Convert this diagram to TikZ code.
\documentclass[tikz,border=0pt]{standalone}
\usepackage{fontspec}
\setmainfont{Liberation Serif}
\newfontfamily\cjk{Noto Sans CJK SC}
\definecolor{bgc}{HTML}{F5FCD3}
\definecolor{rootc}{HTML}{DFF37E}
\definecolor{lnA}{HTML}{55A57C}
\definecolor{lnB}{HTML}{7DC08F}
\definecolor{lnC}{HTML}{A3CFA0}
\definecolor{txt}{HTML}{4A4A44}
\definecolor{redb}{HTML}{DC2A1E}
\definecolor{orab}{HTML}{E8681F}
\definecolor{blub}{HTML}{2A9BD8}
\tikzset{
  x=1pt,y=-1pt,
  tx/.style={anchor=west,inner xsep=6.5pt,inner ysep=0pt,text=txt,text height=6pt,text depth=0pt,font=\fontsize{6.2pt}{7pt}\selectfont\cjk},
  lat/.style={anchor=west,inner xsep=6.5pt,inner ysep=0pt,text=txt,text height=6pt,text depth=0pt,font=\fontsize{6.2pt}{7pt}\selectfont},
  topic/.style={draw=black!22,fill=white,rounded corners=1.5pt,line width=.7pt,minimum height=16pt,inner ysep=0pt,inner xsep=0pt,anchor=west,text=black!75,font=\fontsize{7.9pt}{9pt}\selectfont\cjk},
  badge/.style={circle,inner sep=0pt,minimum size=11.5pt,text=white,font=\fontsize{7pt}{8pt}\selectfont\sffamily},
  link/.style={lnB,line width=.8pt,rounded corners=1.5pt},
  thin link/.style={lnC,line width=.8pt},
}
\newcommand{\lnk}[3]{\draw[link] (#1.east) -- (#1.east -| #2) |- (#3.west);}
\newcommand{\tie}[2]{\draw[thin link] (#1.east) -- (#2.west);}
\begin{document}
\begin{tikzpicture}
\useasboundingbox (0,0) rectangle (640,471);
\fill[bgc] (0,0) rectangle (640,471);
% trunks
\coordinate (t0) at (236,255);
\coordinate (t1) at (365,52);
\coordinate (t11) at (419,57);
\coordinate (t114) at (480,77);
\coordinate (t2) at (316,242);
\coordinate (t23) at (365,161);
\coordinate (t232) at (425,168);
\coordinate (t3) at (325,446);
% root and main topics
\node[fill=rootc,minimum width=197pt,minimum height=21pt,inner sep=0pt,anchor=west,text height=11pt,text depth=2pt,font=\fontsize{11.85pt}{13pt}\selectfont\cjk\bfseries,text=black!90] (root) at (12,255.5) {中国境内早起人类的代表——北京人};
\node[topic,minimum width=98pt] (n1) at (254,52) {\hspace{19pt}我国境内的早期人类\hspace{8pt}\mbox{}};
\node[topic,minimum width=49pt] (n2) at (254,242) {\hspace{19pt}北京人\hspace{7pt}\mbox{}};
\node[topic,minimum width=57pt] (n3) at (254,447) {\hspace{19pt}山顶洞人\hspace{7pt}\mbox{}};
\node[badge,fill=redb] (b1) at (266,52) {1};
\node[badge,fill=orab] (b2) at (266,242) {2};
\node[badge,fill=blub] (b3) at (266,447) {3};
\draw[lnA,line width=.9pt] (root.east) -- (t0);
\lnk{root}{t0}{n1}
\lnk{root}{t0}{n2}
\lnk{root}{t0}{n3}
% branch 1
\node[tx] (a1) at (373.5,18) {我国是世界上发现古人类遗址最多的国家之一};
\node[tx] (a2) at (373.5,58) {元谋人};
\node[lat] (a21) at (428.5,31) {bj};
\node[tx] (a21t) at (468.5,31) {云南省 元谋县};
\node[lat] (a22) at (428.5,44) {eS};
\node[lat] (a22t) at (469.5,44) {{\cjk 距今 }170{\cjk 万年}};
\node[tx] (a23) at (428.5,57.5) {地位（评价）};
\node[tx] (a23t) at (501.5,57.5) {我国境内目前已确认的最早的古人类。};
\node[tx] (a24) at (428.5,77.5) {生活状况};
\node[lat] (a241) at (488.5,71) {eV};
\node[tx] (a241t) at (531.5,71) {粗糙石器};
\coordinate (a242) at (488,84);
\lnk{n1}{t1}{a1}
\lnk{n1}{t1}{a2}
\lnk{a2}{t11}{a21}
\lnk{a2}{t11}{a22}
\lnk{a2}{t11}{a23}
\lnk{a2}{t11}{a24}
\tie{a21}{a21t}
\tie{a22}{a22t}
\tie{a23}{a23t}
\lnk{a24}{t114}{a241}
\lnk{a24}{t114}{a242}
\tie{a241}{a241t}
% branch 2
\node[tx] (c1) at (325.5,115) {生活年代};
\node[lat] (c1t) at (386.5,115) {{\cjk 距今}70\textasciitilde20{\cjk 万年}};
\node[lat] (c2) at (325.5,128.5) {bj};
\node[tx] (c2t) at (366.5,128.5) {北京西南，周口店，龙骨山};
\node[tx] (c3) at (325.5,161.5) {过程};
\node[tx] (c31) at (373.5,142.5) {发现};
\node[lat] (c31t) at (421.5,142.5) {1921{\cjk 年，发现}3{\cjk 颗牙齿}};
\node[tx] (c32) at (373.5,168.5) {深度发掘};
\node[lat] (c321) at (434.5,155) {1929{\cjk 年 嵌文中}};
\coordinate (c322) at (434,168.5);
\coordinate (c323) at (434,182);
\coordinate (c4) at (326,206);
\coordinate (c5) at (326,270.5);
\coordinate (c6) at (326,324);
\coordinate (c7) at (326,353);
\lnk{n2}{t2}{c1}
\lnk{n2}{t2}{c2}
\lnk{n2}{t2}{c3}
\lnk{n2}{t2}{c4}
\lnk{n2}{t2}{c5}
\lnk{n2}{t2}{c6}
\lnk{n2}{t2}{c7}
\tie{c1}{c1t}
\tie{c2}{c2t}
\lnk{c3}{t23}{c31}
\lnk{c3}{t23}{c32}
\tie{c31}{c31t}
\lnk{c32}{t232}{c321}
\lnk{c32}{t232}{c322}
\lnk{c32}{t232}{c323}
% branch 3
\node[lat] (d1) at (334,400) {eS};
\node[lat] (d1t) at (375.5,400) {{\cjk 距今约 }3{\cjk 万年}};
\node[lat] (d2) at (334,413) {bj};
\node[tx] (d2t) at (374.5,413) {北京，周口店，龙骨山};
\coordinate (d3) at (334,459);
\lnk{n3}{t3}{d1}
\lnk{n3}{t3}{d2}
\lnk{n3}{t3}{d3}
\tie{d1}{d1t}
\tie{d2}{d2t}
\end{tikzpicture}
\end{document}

[TASK TO COMPLETE]
Each line of the listing should be copied exactly.

[IN RESPONSE]
Convert this diagram to TikZ code.
\documentclass[tikz,border=0pt]{standalone}
\usepackage{fontspec}
\setmainfont{Liberation Serif}
\newfontfamily\cjk{Noto Sans CJK SC}
\definecolor{bgc}{HTML}{F5FCD3}
\definecolor{rootc}{HTML}{DFF37E}
\definecolor{lnA}{HTML}{55A57C}
\definecolor{lnB}{HTML}{7DC08F}
\definecolor{lnC}{HTML}{A3CFA0}
\definecolor{txt}{HTML}{4A4A44}
\definecolor{redb}{HTML}{DC2A1E}
\definecolor{orab}{HTML}{E8681F}
\definecolor{blub}{HTML}{2A9BD8}
\tikzset{
  x=1pt,y=-1pt,
  tx/.style={anchor=west,inner xsep=6.5pt,inner ysep=0pt,text=txt,text height=6pt,text depth=0pt,font=\fontsize{6.2pt}{7pt}\selectfont\cjk},
  lat/.style={anchor=west,inner xsep=6.5pt,inner ysep=0pt,text=txt,text height=6pt,text depth=0pt,font=\fontsize{6.2pt}{7pt}\selectfont},
  topic/.style={draw=black!22,fill=white,rounded corners=1.5pt,line width=.7pt,minimum height=16pt,inner ysep=0pt,inner xsep=0pt,anchor=west,text=black!75,font=\fontsize{7.9pt}{9pt}\selectfont\cjk},
  badge/.style={circle,inner sep=0pt,minimum size=11.5pt,text=white,font=\fontsize{7pt}{8pt}\selectfont\sffamily},
  link/.style={lnB,line width=.8pt,rounded corners=1.5pt},
  thin link/.style={lnC,line width=.8pt},
}
\newcommand{\lnk}[3]{\draw[link] (#1.east) -- (#1.east -| #2) |- (#3.west);}
\newcommand{\tie}[2]{\draw[thin link] (#1.east) -- (#2.west);}
\begin{document}
\begin{tikzpicture}
\useasboundingbox (0,0) rectangle (640,471);
\fill[bgc] (0,0) rectangle (640,471);
% trunks
\coordinate (t0) at (236,255);
\coordinate (t1) at (365,52);
\coordinate (t11) at (419,57);
\coordinate (t114) at (480,77);
\coordinate (t2) at (316,242);
\coordinate (t23) at (365,161);
\coordinate (t232) at (425,168);
\coordinate (t3) at (325,446);
% root and main topics
\node[fill=rootc,minimum width=197pt,minimum height=21pt,inner sep=0pt,anchor=west,text height=11pt,text depth=2pt,font=\fontsize{11.85pt}{13pt}\selectfont\cjk\bfseries,text=black!90] (root) at (12,255.5) {中国境内早起人类的代表——北京人};
\node[topic,minimum width=98pt] (n1) at (254,52) {\hspace{19pt}我国境内的早期人类\hspace{8pt}\mbox{}};
\node[topic,minimum width=49pt] (n2) at (254,242) {\hspace{19pt}北京人\hspace{7pt}\mbox{}};
\node[topic,minimum width=57pt] (n3) at (254,447) {\hspace{19pt}山顶洞人\hspace{7pt}\mbox{}};
\node[badge,fill=redb] (b1) at (266,52) {1};
\node[badge,fill=orab] (b2) at (266,242) {2};
\node[badge,fill=blub] (b3) at (266,447) {3};
\draw[lnA,line width=.9pt] (root.east) -- (t0);
\lnk{root}{t0}{n1}
\lnk{root}{t0}{n2}
\lnk{root}{t0}{n3}
% branch 1
\node[tx] (a1) at (373.5,18) {我国是世界上发现古人类遗址最多的国家之一};
\node[tx] (a2) at (373.5,58) {元谋人};
\node[lat] (a21) at (428.5,31) {bj};
\node[tx] (a21t) at (468.5,31) {云南省 元谋县};
\node[lat] (a22) at (428.5,44) {eS};
\node[lat] (a22t) at (469.5,44) {{\cjk 距今 }170{\cjk 万年}};
\node[tx] (a23) at (428.5,57.5) {地位（评价）};
\node[tx] (a23t) at (501.5,57.5) {我国境内目前已确认的最早的古人类。};
\node[tx] (a24) at (428.5,77.5) {生活状况};
\node[lat] (a241) at (488.5,71) {eV};
\node[tx] (a241t) at (531.5,71) {粗糙石器};
\coordinate (a242) at (488,84);
\lnk{n1}{t1}{a1}
\lnk{n1}{t1}{a2}
\lnk{a2}{t11}{a21}
\lnk{a2}{t11}{a22}
\lnk{a2}{t11}{a23}
\lnk{a2}{t11}{a24}
\tie{a21}{a21t}
\tie{a22}{a22t}
\tie{a23}{a23t}
\lnk{a24}{t114}{a241}
\lnk{a24}{t114}{a242}
\tie{a241}{a241t}
% branch 2
\node[tx] (c1) at (325.5,115) {生活年代};
\node[lat] (c1t) at (386.5,115) {{\cjk 距今}70\textasciitilde20{\cjk 万年}};
\node[lat] (c2) at (325.5,128.5) {bj};
\node[tx] (c2t) at (366.5,128.5) {北京西南，周口店，龙骨山};
\node[tx] (c3) at (325.5,161.5) {过程};
\node[tx] (c31) at (373.5,142.5) {发现};
\node[lat] (c31t) at (421.5,142.5) {1921{\cjk 年，发现}3{\cjk 颗牙齿}};
\node[tx] (c32) at (373.5,168.5) {深度发掘};
\node[lat] (c321) at (434.5,155) {1929{\cjk 年 嵌文中}};
\coordinate (c322) at (434,168.5);
\coordinate (c323) at (434,182);
\coordinate (c4) at (326,206);
\coordinate (c5) at (326,270.5);
\coordinate (c6) at (326,324);
\coordinate (c7) at (326,353);
\lnk{n2}{t2}{c1}
\lnk{n2}{t2}{c2}
\lnk{n2}{t2}{c3}
\lnk{n2}{t2}{c4}
\lnk{n2}{t2}{c5}
\lnk{n2}{t2}{c6}
\lnk{n2}{t2}{c7}
\tie{c1}{c1t}
\tie{c2}{c2t}
\lnk{c3}{t23}{c31}
\lnk{c3}{t23}{c32}
\tie{c31}{c31t}
\lnk{c32}{t232}{c321}
\lnk{c32}{t232}{c322}
\lnk{c32}{t232}{c323}
% branch 3
\node[lat] (d1) at (334,400) {eS};
\node[lat] (d1t) at (375.5,400) {{\cjk 距今约 }3{\cjk 万年}};
\node[lat] (d2) at (334,413) {bj};
\node[tx] (d2t) at (374.5,413) {北京，周口店，龙骨山};
\coordinate (d3) at (334,459);
\lnk{n3}{t3}{d1}
\lnk{n3}{t3}{d2}
\lnk{n3}{t3}{d3}
\tie{d1}{d1t}
\tie{d2}{d2t}
\end{tikzpicture}
\end{document}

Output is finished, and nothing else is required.